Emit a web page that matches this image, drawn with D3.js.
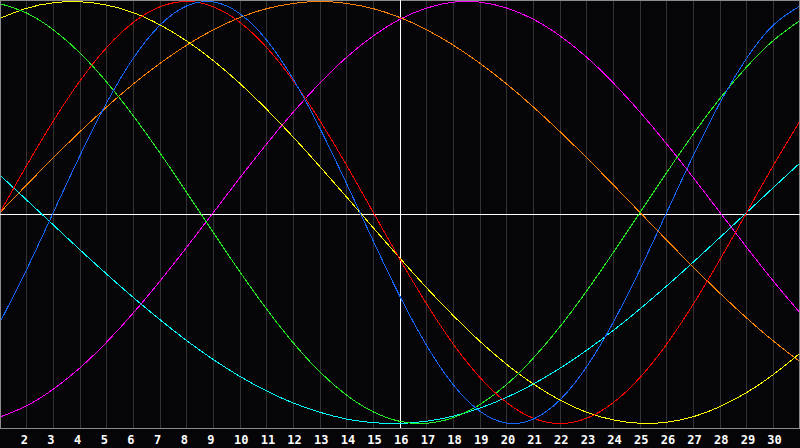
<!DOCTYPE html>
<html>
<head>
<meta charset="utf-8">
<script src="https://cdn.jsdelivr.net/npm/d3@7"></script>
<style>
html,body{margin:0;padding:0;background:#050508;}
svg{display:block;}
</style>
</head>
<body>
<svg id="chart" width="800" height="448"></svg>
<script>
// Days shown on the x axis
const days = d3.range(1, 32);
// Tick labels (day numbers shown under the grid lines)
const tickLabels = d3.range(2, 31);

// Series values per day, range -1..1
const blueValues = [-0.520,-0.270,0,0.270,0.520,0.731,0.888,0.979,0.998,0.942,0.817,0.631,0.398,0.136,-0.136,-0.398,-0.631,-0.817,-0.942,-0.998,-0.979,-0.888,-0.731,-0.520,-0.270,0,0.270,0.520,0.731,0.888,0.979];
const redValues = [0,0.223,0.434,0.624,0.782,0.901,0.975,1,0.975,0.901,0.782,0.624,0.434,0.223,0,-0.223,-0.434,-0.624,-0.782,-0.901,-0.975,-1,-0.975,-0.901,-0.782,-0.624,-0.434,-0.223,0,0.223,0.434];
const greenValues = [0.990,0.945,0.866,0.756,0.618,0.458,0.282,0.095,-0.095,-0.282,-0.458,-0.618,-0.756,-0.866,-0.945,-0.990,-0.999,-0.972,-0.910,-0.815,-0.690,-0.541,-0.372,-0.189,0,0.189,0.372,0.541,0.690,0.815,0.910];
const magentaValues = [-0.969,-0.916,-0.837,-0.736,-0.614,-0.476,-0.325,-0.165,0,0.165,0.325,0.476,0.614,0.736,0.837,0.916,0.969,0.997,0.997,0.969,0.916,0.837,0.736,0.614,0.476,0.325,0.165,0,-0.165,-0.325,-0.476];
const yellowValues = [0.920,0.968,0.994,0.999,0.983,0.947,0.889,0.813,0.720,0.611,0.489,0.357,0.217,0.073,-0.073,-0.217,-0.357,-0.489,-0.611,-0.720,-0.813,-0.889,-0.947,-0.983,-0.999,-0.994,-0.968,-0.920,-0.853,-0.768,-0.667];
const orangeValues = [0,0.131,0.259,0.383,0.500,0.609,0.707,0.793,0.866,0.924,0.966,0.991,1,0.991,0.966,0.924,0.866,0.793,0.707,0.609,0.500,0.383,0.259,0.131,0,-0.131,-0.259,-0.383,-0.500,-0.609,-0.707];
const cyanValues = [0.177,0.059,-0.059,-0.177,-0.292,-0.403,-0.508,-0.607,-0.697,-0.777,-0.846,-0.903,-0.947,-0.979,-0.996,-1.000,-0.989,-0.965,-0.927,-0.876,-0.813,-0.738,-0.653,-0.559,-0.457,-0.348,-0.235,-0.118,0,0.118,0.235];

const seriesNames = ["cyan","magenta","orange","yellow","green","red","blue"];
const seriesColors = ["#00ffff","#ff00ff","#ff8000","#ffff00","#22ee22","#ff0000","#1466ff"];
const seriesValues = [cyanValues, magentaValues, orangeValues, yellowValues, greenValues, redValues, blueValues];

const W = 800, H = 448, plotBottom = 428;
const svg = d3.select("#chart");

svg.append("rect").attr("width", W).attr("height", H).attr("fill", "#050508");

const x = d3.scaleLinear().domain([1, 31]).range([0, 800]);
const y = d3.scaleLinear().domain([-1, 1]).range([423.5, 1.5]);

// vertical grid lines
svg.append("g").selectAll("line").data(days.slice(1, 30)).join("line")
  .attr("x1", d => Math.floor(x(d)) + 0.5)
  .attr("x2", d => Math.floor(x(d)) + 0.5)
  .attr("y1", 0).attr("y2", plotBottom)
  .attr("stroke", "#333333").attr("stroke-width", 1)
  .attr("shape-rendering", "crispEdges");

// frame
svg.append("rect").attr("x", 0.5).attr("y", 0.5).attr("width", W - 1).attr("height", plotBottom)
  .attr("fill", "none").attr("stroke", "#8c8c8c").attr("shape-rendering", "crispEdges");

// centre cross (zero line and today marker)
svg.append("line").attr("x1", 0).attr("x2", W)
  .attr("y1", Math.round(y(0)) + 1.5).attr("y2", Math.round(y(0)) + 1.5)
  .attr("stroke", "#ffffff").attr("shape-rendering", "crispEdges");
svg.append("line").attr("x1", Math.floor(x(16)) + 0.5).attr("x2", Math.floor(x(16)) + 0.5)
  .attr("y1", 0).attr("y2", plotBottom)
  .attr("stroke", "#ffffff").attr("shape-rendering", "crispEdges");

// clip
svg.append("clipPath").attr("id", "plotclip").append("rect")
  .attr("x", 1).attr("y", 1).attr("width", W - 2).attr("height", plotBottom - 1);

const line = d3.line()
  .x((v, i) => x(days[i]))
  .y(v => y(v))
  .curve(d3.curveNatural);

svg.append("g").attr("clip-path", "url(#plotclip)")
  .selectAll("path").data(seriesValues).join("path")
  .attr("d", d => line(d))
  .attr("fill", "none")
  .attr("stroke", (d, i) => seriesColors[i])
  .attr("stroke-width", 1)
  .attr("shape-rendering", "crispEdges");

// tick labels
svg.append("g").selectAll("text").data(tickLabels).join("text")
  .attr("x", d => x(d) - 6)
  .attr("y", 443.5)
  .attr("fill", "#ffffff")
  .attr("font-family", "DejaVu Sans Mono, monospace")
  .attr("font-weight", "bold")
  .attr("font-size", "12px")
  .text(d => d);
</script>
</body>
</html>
┄┄┄┄┄┄┄┄┄┄
Omit pictures; set down the rest of the material word for word.

Emit a web page that matches this image, drawn with D3.js.
<!DOCTYPE html>
<html>
<head>
<meta charset="utf-8">
<script src="https://cdn.jsdelivr.net/npm/d3@7"></script>
<style>
html,body{margin:0;padding:0;background:#050508;}
svg{display:block;}
</style>
</head>
<body>
<svg id="chart" width="800" height="448"></svg>
<script>
// Days shown on the x axis
const days = d3.range(1, 32);
// Tick labels (day numbers shown under the grid lines)
const tickLabels = d3.range(2, 31);

// Series values per day, range -1..1
const blueValues = [-0.520,-0.270,0,0.270,0.520,0.731,0.888,0.979,0.998,0.942,0.817,0.631,0.398,0.136,-0.136,-0.398,-0.631,-0.817,-0.942,-0.998,-0.979,-0.888,-0.731,-0.520,-0.270,0,0.270,0.520,0.731,0.888,0.979];
const redValues = [0,0.223,0.434,0.624,0.782,0.901,0.975,1,0.975,0.901,0.782,0.624,0.434,0.223,0,-0.223,-0.434,-0.624,-0.782,-0.901,-0.975,-1,-0.975,-0.901,-0.782,-0.624,-0.434,-0.223,0,0.223,0.434];
const greenValues = [0.990,0.945,0.866,0.756,0.618,0.458,0.282,0.095,-0.095,-0.282,-0.458,-0.618,-0.756,-0.866,-0.945,-0.990,-0.999,-0.972,-0.910,-0.815,-0.690,-0.541,-0.372,-0.189,0,0.189,0.372,0.541,0.690,0.815,0.910];
const magentaValues = [-0.969,-0.916,-0.837,-0.736,-0.614,-0.476,-0.325,-0.165,0,0.165,0.325,0.476,0.614,0.736,0.837,0.916,0.969,0.997,0.997,0.969,0.916,0.837,0.736,0.614,0.476,0.325,0.165,0,-0.165,-0.325,-0.476];
const yellowValues = [0.920,0.968,0.994,0.999,0.983,0.947,0.889,0.813,0.720,0.611,0.489,0.357,0.217,0.073,-0.073,-0.217,-0.357,-0.489,-0.611,-0.720,-0.813,-0.889,-0.947,-0.983,-0.999,-0.994,-0.968,-0.920,-0.853,-0.768,-0.667];
const orangeValues = [0,0.131,0.259,0.383,0.500,0.609,0.707,0.793,0.866,0.924,0.966,0.991,1,0.991,0.966,0.924,0.866,0.793,0.707,0.609,0.500,0.383,0.259,0.131,0,-0.131,-0.259,-0.383,-0.500,-0.609,-0.707];
const cyanValues = [0.177,0.059,-0.059,-0.177,-0.292,-0.403,-0.508,-0.607,-0.697,-0.777,-0.846,-0.903,-0.947,-0.979,-0.996,-1.000,-0.989,-0.965,-0.927,-0.876,-0.813,-0.738,-0.653,-0.559,-0.457,-0.348,-0.235,-0.118,0,0.118,0.235];

const seriesNames = ["cyan","magenta","orange","yellow","green","red","blue"];
const seriesColors = ["#00ffff","#ff00ff","#ff8000","#ffff00","#22ee22","#ff0000","#1466ff"];
const seriesValues = [cyanValues, magentaValues, orangeValues, yellowValues, greenValues, redValues, blueValues];

const W = 800, H = 448, plotBottom = 428;
const svg = d3.select("#chart");

svg.append("rect").attr("width", W).attr("height", H).attr("fill", "#050508");

const x = d3.scaleLinear().domain([1, 31]).range([0, 800]);
const y = d3.scaleLinear().domain([-1, 1]).range([423.5, 1.5]);

// vertical grid lines
svg.append("g").selectAll("line").data(days.slice(1, 30)).join("line")
  .attr("x1", d => Math.floor(x(d)) + 0.5)
  .attr("x2", d => Math.floor(x(d)) + 0.5)
  .attr("y1", 0).attr("y2", plotBottom)
  .attr("stroke", "#333333").attr("stroke-width", 1)
  .attr("shape-rendering", "crispEdges");

// frame
svg.append("rect").attr("x", 0.5).attr("y", 0.5).attr("width", W - 1).attr("height", plotBottom)
  .attr("fill", "none").attr("stroke", "#8c8c8c").attr("shape-rendering", "crispEdges");

// centre cross (zero line and today marker)
svg.append("line").attr("x1", 0).attr("x2", W)
  .attr("y1", Math.round(y(0)) + 1.5).attr("y2", Math.round(y(0)) + 1.5)
  .attr("stroke", "#ffffff").attr("shape-rendering", "crispEdges");
svg.append("line").attr("x1", Math.floor(x(16)) + 0.5).attr("x2", Math.floor(x(16)) + 0.5)
  .attr("y1", 0).attr("y2", plotBottom)
  .attr("stroke", "#ffffff").attr("shape-rendering", "crispEdges");

// clip
svg.append("clipPath").attr("id", "plotclip").append("rect")
  .attr("x", 1).attr("y", 1).attr("width", W - 2).attr("height", plotBottom - 1);

const line = d3.line()
  .x((v, i) => x(days[i]))
  .y(v => y(v))
  .curve(d3.curveNatural);

svg.append("g").attr("clip-path", "url(#plotclip)")
  .selectAll("path").data(seriesValues).join("path")
  .attr("d", d => line(d))
  .attr("fill", "none")
  .attr("stroke", (d, i) => seriesColors[i])
  .attr("stroke-width", 1)
  .attr("shape-rendering", "crispEdges");

// tick labels
svg.append("g").selectAll("text").data(tickLabels).join("text")
  .attr("x", d => x(d) - 6)
  .attr("y", 443.5)
  .attr("fill", "#ffffff")
  .attr("font-family", "DejaVu Sans Mono, monospace")
  .attr("font-weight", "bold")
  .attr("font-size", "12px")
  .text(d => d);
</script>
</body>
</html>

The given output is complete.